For many years as we practiced and studied bonsai, we were constantly being confronted by the "tourist trees" and "pom-pom junipers" being sold at local street fairs, truck vendors at the roadside, and those holiday cutesy trees at the home improvement stores, grocery stores, mall carts, etc. Everybody bought them, and everybody killed them rather promptly. Why? Not because they had a "black thumb", but because most of those were junipers and should be kept OUTDOORS most of the time. The instructions, if any, somehow overlooked that simple basic fact, and the buyer put them indoors on the coffee table or TV set. In more recent years, we've seen the appearance (largely through Nurserymen's Exchange shipping nationwide) of rocks glued solid over the soil surface of these plants, making it impossible to tell if the soil is wet or dry.
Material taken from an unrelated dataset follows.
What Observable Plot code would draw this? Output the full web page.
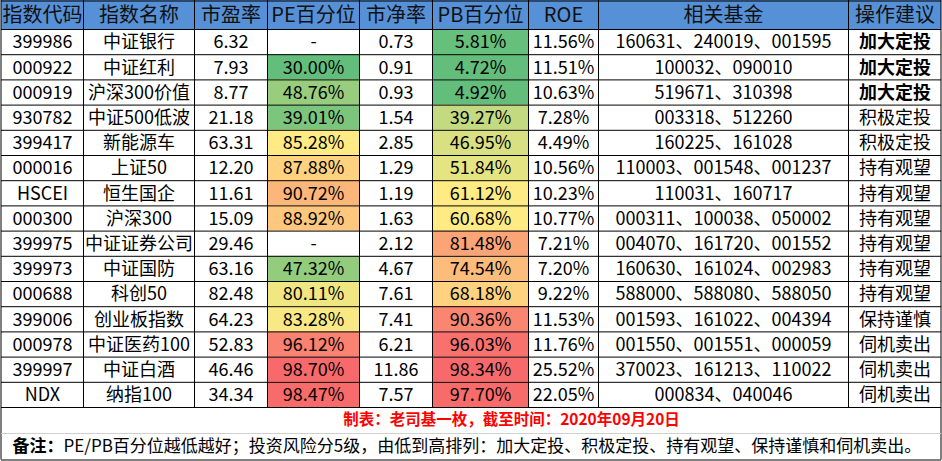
<!DOCTYPE html>
<html><head><meta charset="utf-8">
<script src="https://cdn.jsdelivr.net/npm/d3@7"></script>
<script src="https://cdn.jsdelivr.net/npm/@observablehq/plot@0.6"></script>
<style>
html,body{margin:0;padding:0;background:#fff;}
#chart svg{display:block;}
</style></head><body><div id="chart"></div>
<script>
// ---- data ----
const headers = ["指数代码","指数名称","市盈率","PE百分位","市净率","PB百分位","ROE","相关基金","操作建议"];
const codes = ["399986","000922","000919","930782","399417","000016","HSCEI","000300","399975","399973","000688","399006","000978","399997","NDX"];
const names = ["中证银行","中证红利","沪深300价值","中证500低波","新能源车","上证50","恒生国企","沪深300","中证证券公司","中证国防","科创50","创业板指数","中证医药100","中证白酒","纳指100"];
const pe = [6.32,7.93,8.77,21.18,63.31,12.20,11.61,15.09,29.46,63.16,82.48,64.23,52.83,46.46,34.34];
const pePct = [null,30.00,48.76,39.01,85.28,87.88,90.72,88.92,null,47.32,80.11,83.28,96.12,98.70,98.47];
const pb = [0.73,0.91,0.93,1.54,2.85,1.29,1.19,1.63,2.12,4.67,7.61,7.41,6.21,11.86,7.57];
const pbPct = [5.81,4.72,4.92,39.27,46.95,51.84,61.12,60.68,81.48,74.54,68.18,90.36,96.03,98.34,97.70];
const roe = [11.56,11.51,10.63,7.28,4.49,10.56,10.23,10.77,7.21,7.20,9.22,11.53,11.76,25.52,22.05];
const funds = ["160631、240019、001595","100032、090010","519671、310398","003318、512260","160225、161028","110003、001548、001237","110031、160717","000311、100038、050002","004070、161720、001552","160630、161024、002983","588000、588080、588050","001593、161022、004394","001550、001551、000059","370023、161213、110022","000834、040046"];
const advice = ["加大定投","加大定投","加大定投","积极定投","积极定投","持有观望","持有观望","持有观望","持有观望","持有观望","持有观望","保持谨慎","伺机卖出","伺机卖出","伺机卖出"];
const captionText = "制表：老司基一枚，截至时间：2020年09月20日";
const noteLabel = "备注：";
const noteText = "PE/PB百分位越低越好；投资风险分5级，由低到高排列：加大定投、积极定投、持有观望、保持谨慎和伺机卖出。";

// ---- layout (table geometry) ----
const colEdges = [1, 83, 194, 267, 359, 432, 528, 598, 848, 941];
const headerH = 29, rowH = 25.2;
const nRows = codes.length;
const rowTop = i => headerH + i * rowH;
const tableBottom = rowTop(nRows);
const captionBottom = tableBottom + 26;
const noteBottom = 459.5;

// Excel-style 3-color scale: position relative to min / median / max of each column
function colorPos(values) {
  const v = values.filter(d => d != null);
  const lo = d3.min(v), hi = d3.max(v), med = d3.median(v);
  return values.map(x => x == null ? null : (x <= med ? 0.5 * (x - lo) / (med - lo) : 0.5 + 0.5 * (x - med) / (hi - med)));
}
const peT = colorPos(pePct), pbT = colorPos(pbPct);

const fmtPct = x => x == null ? "-" : x.toFixed(2) + "%";
const cells = [];
const fills = [];
for (let i = 0; i < nRows; i++) {
  const vals = [codes[i], names[i], pe[i].toFixed(2), fmtPct(pePct[i]), pb[i].toFixed(2), fmtPct(pbPct[i]), roe[i].toFixed(2) + "%", funds[i], advice[i]];
  vals.forEach((t, c) => cells.push({row: i, col: c, text: t, bold: c === 8 && advice[i] === "加大定投"}));
  if (peT[i] != null) fills.push({row: i, col: 3, t: peT[i]});
  if (pbT[i] != null) fills.push({row: i, col: 5, t: pbT[i]});
}
const headerCells = headers.map((h, c) => ({col: c, text: h}));

const hLines = [0.5, headerH, ...d3.range(1, nRows + 1).map(rowTop)];
const vLines = colEdges.slice(1, -1);

const font = "'Noto Sans CJK SC', 'Noto Sans', sans-serif";
const cx = d => (colEdges[d.col] + colEdges[d.col + 1]) / 2;
const cy = d => rowTop(d.row) + rowH / 2 + 0.5;

const chart = Plot.plot({
  width: 942, height: 461, margin: 0,
  x: {type: "identity", axis: null},
  y: {type: "identity", axis: null},
  color: {type: "linear", domain: [0, 0.5, 1], range: ["#63BE7B", "#FFEB84", "#F8696B"], interpolate: "rgb"},
  style: {fontFamily: font, background: "#fff"},
  marks: [
    // header background
    Plot.rect([0], {x1: colEdges[0], x2: colEdges[9], y1: 0, y2: headerH, fill: "#5690D6"}),
    // percentile colour cells
    Plot.rect(fills, {x1: d => colEdges[d.col], x2: d => colEdges[d.col + 1], y1: d => rowTop(d.row), y2: d => rowTop(d.row + 1), fill: "t"}),
    // grid lines
    Plot.ruleY(hLines, {x1: colEdges[0], x2: colEdges[9], y: d => d, stroke: "#000", strokeWidth: 1}),
    Plot.ruleX(vLines, {x: d => d, y1: 0, y2: tableBottom, stroke: "#000", strokeWidth: 1}),
    Plot.ruleX([colEdges[0] - 0.5, colEdges[9] - 0.5], {x: d => d, y1: 0, y2: noteBottom, stroke: "#000", strokeWidth: 1}),
    Plot.ruleY([captionBottom], {x1: colEdges[0], x2: colEdges[9], y: d => d, stroke: "#d0d0d0", strokeWidth: 1}),
    Plot.ruleY([noteBottom], {x1: colEdges[0], x2: colEdges[9], y: d => d, stroke: "#000", strokeWidth: 1}),
    // header text
    Plot.text(headerCells, {x: cx, y: headerH / 2 + 0.5, text: "text", fontSize: 20, fill: "#111"}),
    // body text
    Plot.text(cells.filter(d => !d.bold), {x: cx, y: cy, text: "text", fontSize: 18, fill: "#000"}),
    Plot.text(cells.filter(d => d.bold), {x: cx, y: cy, text: "text", fontSize: 18, fill: "#000", fontWeight: "bold"}),
    // caption
    Plot.text([captionText], {x: 511, y: (tableBottom + captionBottom) / 2, text: d => d, fontSize: 15.5, fontWeight: "bold", fill: "#FF0000"}),
    // footnote
    Plot.text([noteLabel], {x: 12, y: (captionBottom + noteBottom) / 2, text: d => d, textAnchor: "start", fontSize: 17, fontWeight: "bold", fill: "#000"}),
    Plot.text([noteText], {x: 12 + 17 * 3, y: (captionBottom + noteBottom) / 2, text: d => d, textAnchor: "start", fontSize: 17, fill: "#000"})
  ]
});
document.getElementById("chart").appendChild(chart);
</script>
</body></html>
If you buy one of these wretched arrangements, immediately take a screwdriver and pry all those rocks off! Every wonder why there's no phone number to call, or a street address, for any of these so-called "bonsai vendors"? GET IT?? All they want is your money, and they could care less about the health of the plant.

We lose sales in our store, because we question the buyer about how much light he or she can provide the bonsai, frequent watering and regular fertilizing, etc. As a result, we talk ourselves out of a sale sometimes! We put a lot of work and daily care, often for a year or more, into each of our trees and we want to see the tree kept healthy after it leaves our store.

In our classes, and in meetings and workshops of the Tucson Bonsai Society, we emphasize the horticulture of each species of tree used to create a bonsai. The art of bonsai, such as design, styling, pruning, wiring, potting, etc., can be readily learned by putting in some study time and diligent observation. More important than these skills, however, is to know the nature of the plant species, such as a juniper (which cultivar?-- there are hundreds, and all slightly different) or a bougainvillea (totally different care for pruning, wiring, fertilizing, potting soil than the juniper, and at different times of the year). Our classes, and the programs of the Society, provide adaptation from the bonsai books to the Sonoran Desert environment -- a quantum leap!

Our indoor tropical bonsai are as easily cared for as a houseplant. The only difference between our Golden Gate ficus and the Benjamina ficus you get at K-Mart is that ours is a different genetic cultivar with small leaves, it has had bonsai shaping through pruning and wiring, and it won't drop leaves when you move it around.

As you can see from just a few of our photos, tropical bonsai such as ficus can not be made to look like what might be your concept of a "classical bonsai" such as a juniper or pine. Conifers have growth habits and textures that are quite different, and will produce different results from a bougainvillea, a ficus, or a desert tree. The "pine tree shape" has become a stereotype of bonsai; when in fact, each mature tree in Nature has a quite different shape uniquely it's own, such as an oak.

As our late sensei (teacher) John Naka has often reminded us, "Your bonsai should not look like a bonsai -- it should look like a tree."